==== Data excerpt ====

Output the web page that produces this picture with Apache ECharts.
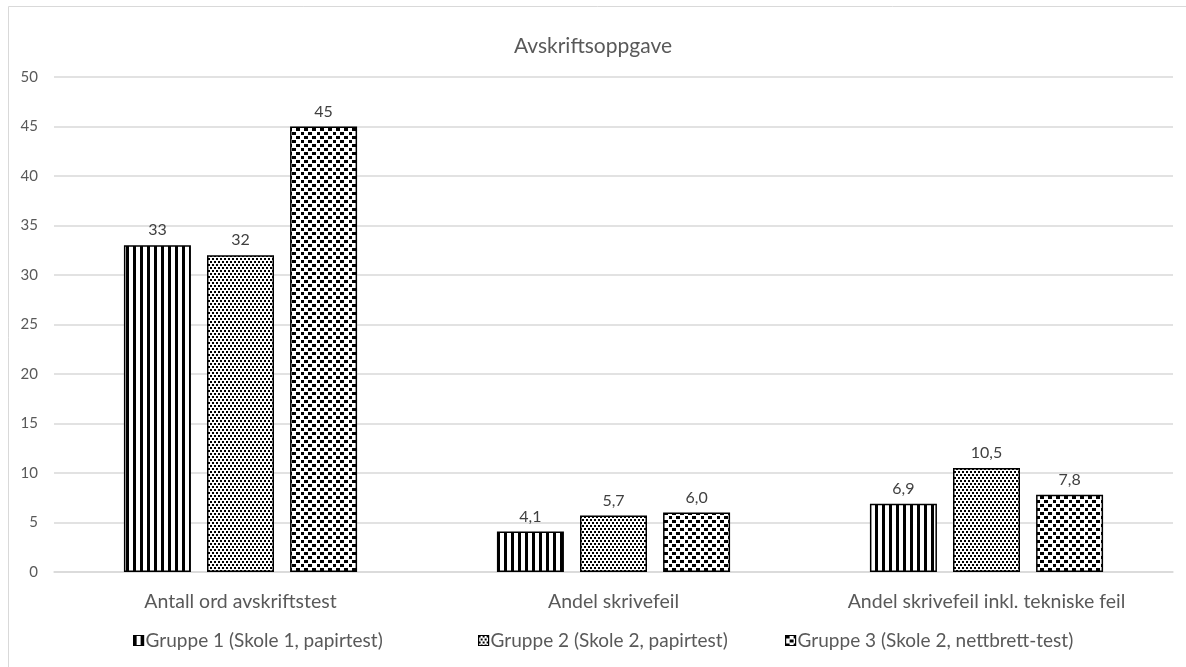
<!DOCTYPE html>
<html>
<head>
<meta charset="utf-8">
<script src="https://cdn.jsdelivr.net/npm/echarts@6/dist/echarts.min.js"></script>
<style>
  html, body { margin: 0; padding: 0; background: #fff; }
  #chart { width: 1186px; height: 667px; }
</style>
</head>
<body>
<div id="chart"></div>
<script>
// Chart data
const categories = ['Antall ord avskriftstest', 'Andel skrivefeil', 'Andel skrivefeil inkl. tekniske feil'];
const seriesNames = ['Gruppe 1 (Skole 1, papirtest)', 'Gruppe 2 (Skole 2, papirtest)', 'Gruppe 3 (Skole 2, nettbrett-test)'];
const gruppe1 = [33, 4.1, 6.9];
const gruppe2 = [32, 5.7, 10.5];
const gruppe3 = [45, 6.0, 7.8];
const labelDecimals = [0, 1, 1];
const yTicks = [0, 5, 10, 15, 20, 25, 30, 35, 40, 45, 50];

const FONT = 'Lato, "Open Sans", sans-serif';

// Black-and-white fill patterns drawn onto small canvases
function makePattern(w, h, rects) {
  const c = document.createElement('canvas');
  c.width = w; c.height = h;
  const ctx = c.getContext('2d');
  ctx.fillStyle = '#fff';
  ctx.fillRect(0, 0, w, h);
  ctx.fillStyle = '#000';
  rects.forEach(r => ctx.fillRect(r[0], r[1], r[2], r[3]));
  return { image: c, repeat: 'repeat' };
}
const stripes = makePattern(7, 4, [[0, 0, 3, 4]]);
const dots = makePattern(4, 6, [[0, 0, 2, 2], [2, 3, 2, 2]]);
const confetti = makePattern(16, 8, [
  [0, 0, 4, 3], [8, 0, 4, 3],
  [4, 4, 4, 3], [13, 4, 3, 3]
]);
const fills = [stripes, dots, confetti];
const values = [gruppe1, gruppe2, gruppe3];

// Legend entries sit at fixed horizontal positions
const legendLeft = [133, 478, 785];

const chart = echarts.init(document.getElementById('chart'), null, { renderer: 'canvas' });

const series = seriesNames.map((name, i) => ({
  name: name,
  type: 'bar',
  data: values[i],
  barWidth: 67,
  barGap: '24%',
  itemStyle: { color: fills[i], borderColor: '#000', borderWidth: 1.5 },
  label: {
    show: true,
    position: 'top',
    distance: 7,
    color: '#404040',
    fontSize: 16,
    fontFamily: FONT,
    formatter: p => p.value.toFixed(labelDecimals[p.dataIndex]).replace('.', ',')
  }
}));

const legends = seriesNames.map((name, i) => ({
  data: [name],
  top: 631,
  left: legendLeft[i],
  padding: 0,
  icon: 'rect',
  itemWidth: 10,
  itemHeight: 10,
  itemStyle: { borderColor: '#000', borderWidth: 1.2 },
  textStyle: { color: '#595959', fontSize: 19, fontFamily: FONT, padding: [0, 0, 0, -3] }
}));

chart.setOption({
  animation: false,
  backgroundColor: '#fff',
  graphic: [{
    type: 'rect',
    shape: { x: 8.5, y: 6.5, width: 1200, height: 700 },
    style: { fill: 'none', stroke: '#d9d9d9', lineWidth: 1 },
    silent: true,
    z: -1
  }],
  title: {
    text: 'Avskriftsoppgave',
    left: 'center',
    top: 31,
    textStyle: { color: '#595959', fontSize: 21, fontWeight: 'normal', fontFamily: FONT }
  },
  legend: legends,
  grid: { left: 54, right: 13, top: 77, bottom: 95 },
  xAxis: {
    type: 'category',
    data: categories,
    axisTick: { show: false },
    axisLine: { lineStyle: { color: '#d9d9d9', width: 1.5 } },
    axisLabel: { color: '#595959', fontSize: 19.5, fontFamily: FONT, margin: 20 }
  },
  yAxis: {
    type: 'value',
    min: yTicks[0],
    max: yTicks[yTicks.length - 1],
    interval: yTicks[1] - yTicks[0],
    axisLine: { show: false },
    axisTick: { show: false },
    splitLine: { lineStyle: { color: '#d9d9d9', width: 1.5 } },
    axisLabel: { color: '#595959', fontSize: 15, fontFamily: FONT, margin: 16 }
  },
  series: series
});
</script>
</body>
</html>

====

_Your instructions_
Make an exact copy of the listing above. Do not include the pictures.

_Exercise response_
Output the web page that produces this picture with Apache ECharts.
<!DOCTYPE html>
<html>
<head>
<meta charset="utf-8">
<script src="https://cdn.jsdelivr.net/npm/echarts@6/dist/echarts.min.js"></script>
<style>
  html, body { margin: 0; padding: 0; background: #fff; }
  #chart { width: 1186px; height: 667px; }
</style>
</head>
<body>
<div id="chart"></div>
<script>
// Chart data
const categories = ['Antall ord avskriftstest', 'Andel skrivefeil', 'Andel skrivefeil inkl. tekniske feil'];
const seriesNames = ['Gruppe 1 (Skole 1, papirtest)', 'Gruppe 2 (Skole 2, papirtest)', 'Gruppe 3 (Skole 2, nettbrett-test)'];
const gruppe1 = [33, 4.1, 6.9];
const gruppe2 = [32, 5.7, 10.5];
const gruppe3 = [45, 6.0, 7.8];
const labelDecimals = [0, 1, 1];
const yTicks = [0, 5, 10, 15, 20, 25, 30, 35, 40, 45, 50];

const FONT = 'Lato, "Open Sans", sans-serif';

// Black-and-white fill patterns drawn onto small canvases
function makePattern(w, h, rects) {
  const c = document.createElement('canvas');
  c.width = w; c.height = h;
  const ctx = c.getContext('2d');
  ctx.fillStyle = '#fff';
  ctx.fillRect(0, 0, w, h);
  ctx.fillStyle = '#000';
  rects.forEach(r => ctx.fillRect(r[0], r[1], r[2], r[3]));
  return { image: c, repeat: 'repeat' };
}
const stripes = makePattern(7, 4, [[0, 0, 3, 4]]);
const dots = makePattern(4, 6, [[0, 0, 2, 2], [2, 3, 2, 2]]);
const confetti = makePattern(16, 8, [
  [0, 0, 4, 3], [8, 0, 4, 3],
  [4, 4, 4, 3], [13, 4, 3, 3]
]);
const fills = [stripes, dots, confetti];
const values = [gruppe1, gruppe2, gruppe3];

// Legend entries sit at fixed horizontal positions
const legendLeft = [133, 478, 785];

const chart = echarts.init(document.getElementById('chart'), null, { renderer: 'canvas' });

const series = seriesNames.map((name, i) => ({
  name: name,
  type: 'bar',
  data: values[i],
  barWidth: 67,
  barGap: '24%',
  itemStyle: { color: fills[i], borderColor: '#000', borderWidth: 1.5 },
  label: {
    show: true,
    position: 'top',
    distance: 7,
    color: '#404040',
    fontSize: 16,
    fontFamily: FONT,
    formatter: p => p.value.toFixed(labelDecimals[p.dataIndex]).replace('.', ',')
  }
}));

const legends = seriesNames.map((name, i) => ({
  data: [name],
  top: 631,
  left: legendLeft[i],
  padding: 0,
  icon: 'rect',
  itemWidth: 10,
  itemHeight: 10,
  itemStyle: { borderColor: '#000', borderWidth: 1.2 },
  textStyle: { color: '#595959', fontSize: 19, fontFamily: FONT, padding: [0, 0, 0, -3] }
}));

chart.setOption({
  animation: false,
  backgroundColor: '#fff',
  graphic: [{
    type: 'rect',
    shape: { x: 8.5, y: 6.5, width: 1200, height: 700 },
    style: { fill: 'none', stroke: '#d9d9d9', lineWidth: 1 },
    silent: true,
    z: -1
  }],
  title: {
    text: 'Avskriftsoppgave',
    left: 'center',
    top: 31,
    textStyle: { color: '#595959', fontSize: 21, fontWeight: 'normal', fontFamily: FONT }
  },
  legend: legends,
  grid: { left: 54, right: 13, top: 77, bottom: 95 },
  xAxis: {
    type: 'category',
    data: categories,
    axisTick: { show: false },
    axisLine: { lineStyle: { color: '#d9d9d9', width: 1.5 } },
    axisLabel: { color: '#595959', fontSize: 19.5, fontFamily: FONT, margin: 20 }
  },
  yAxis: {
    type: 'value',
    min: yTicks[0],
    max: yTicks[yTicks.length - 1],
    interval: yTicks[1] - yTicks[0],
    axisLine: { show: false },
    axisTick: { show: false },
    splitLine: { lineStyle: { color: '#d9d9d9', width: 1.5 } },
    axisLabel: { color: '#595959', fontSize: 15, fontFamily: FONT, margin: 16 }
  },
  series: series
});
</script>
</body>
</html>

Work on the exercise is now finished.